● **EXTRACTED MATERIAL**:
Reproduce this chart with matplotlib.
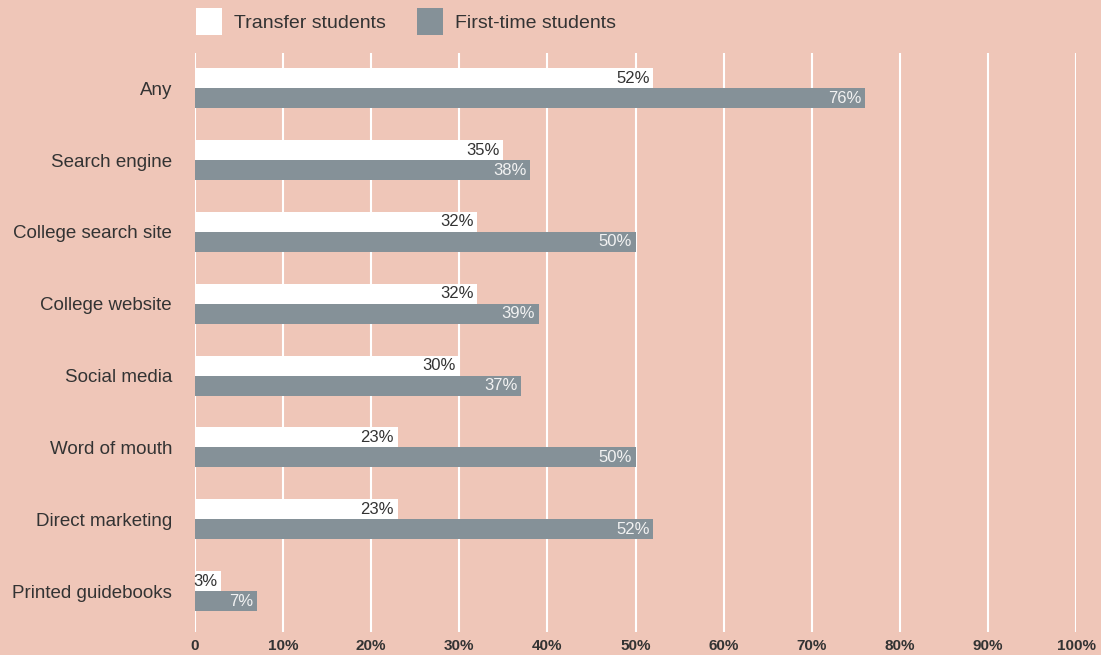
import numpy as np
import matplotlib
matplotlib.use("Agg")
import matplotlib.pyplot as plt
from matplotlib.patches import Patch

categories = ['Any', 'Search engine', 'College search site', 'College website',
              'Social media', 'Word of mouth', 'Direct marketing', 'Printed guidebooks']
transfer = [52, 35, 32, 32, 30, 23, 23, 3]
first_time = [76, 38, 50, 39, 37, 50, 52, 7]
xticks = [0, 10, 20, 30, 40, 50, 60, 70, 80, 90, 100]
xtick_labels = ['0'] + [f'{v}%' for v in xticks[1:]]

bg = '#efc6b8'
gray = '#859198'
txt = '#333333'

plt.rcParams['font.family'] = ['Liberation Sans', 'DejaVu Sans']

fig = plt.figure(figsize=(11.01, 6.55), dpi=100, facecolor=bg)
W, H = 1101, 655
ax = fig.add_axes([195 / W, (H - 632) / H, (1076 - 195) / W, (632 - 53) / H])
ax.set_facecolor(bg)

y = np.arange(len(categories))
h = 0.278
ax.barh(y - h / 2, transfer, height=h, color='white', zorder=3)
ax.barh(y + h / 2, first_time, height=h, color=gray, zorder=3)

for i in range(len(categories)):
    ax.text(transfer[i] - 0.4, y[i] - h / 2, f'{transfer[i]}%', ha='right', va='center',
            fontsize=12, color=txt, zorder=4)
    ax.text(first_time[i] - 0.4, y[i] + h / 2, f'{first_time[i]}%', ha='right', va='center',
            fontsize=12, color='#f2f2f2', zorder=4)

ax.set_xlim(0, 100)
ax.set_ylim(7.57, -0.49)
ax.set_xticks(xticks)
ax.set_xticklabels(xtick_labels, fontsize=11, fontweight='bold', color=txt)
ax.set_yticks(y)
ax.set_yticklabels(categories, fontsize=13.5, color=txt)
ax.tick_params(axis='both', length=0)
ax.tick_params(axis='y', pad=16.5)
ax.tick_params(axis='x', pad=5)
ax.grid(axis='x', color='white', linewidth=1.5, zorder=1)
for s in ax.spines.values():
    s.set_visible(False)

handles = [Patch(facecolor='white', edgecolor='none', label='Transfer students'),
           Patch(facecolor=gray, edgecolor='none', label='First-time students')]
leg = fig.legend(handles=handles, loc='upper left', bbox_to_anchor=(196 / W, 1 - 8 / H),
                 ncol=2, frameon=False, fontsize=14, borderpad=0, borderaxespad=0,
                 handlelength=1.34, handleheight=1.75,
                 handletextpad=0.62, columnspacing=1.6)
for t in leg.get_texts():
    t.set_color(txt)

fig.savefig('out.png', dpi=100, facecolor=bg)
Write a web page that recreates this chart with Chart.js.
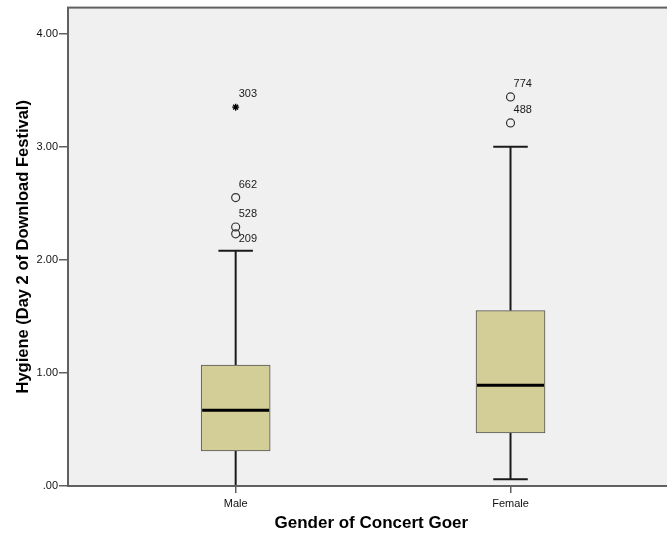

● **SET PROBLEM**: Omit every picture, and please return the entries exactly from the first line through the line with "from matplotlib.patches import Patch", both included.

● **WRITTEN SOLUTION**:
Reproduce this chart with matplotlib.
import numpy as np
import matplotlib
matplotlib.use("Agg")
import matplotlib.pyplot as plt
from matplotlib.patches import Patch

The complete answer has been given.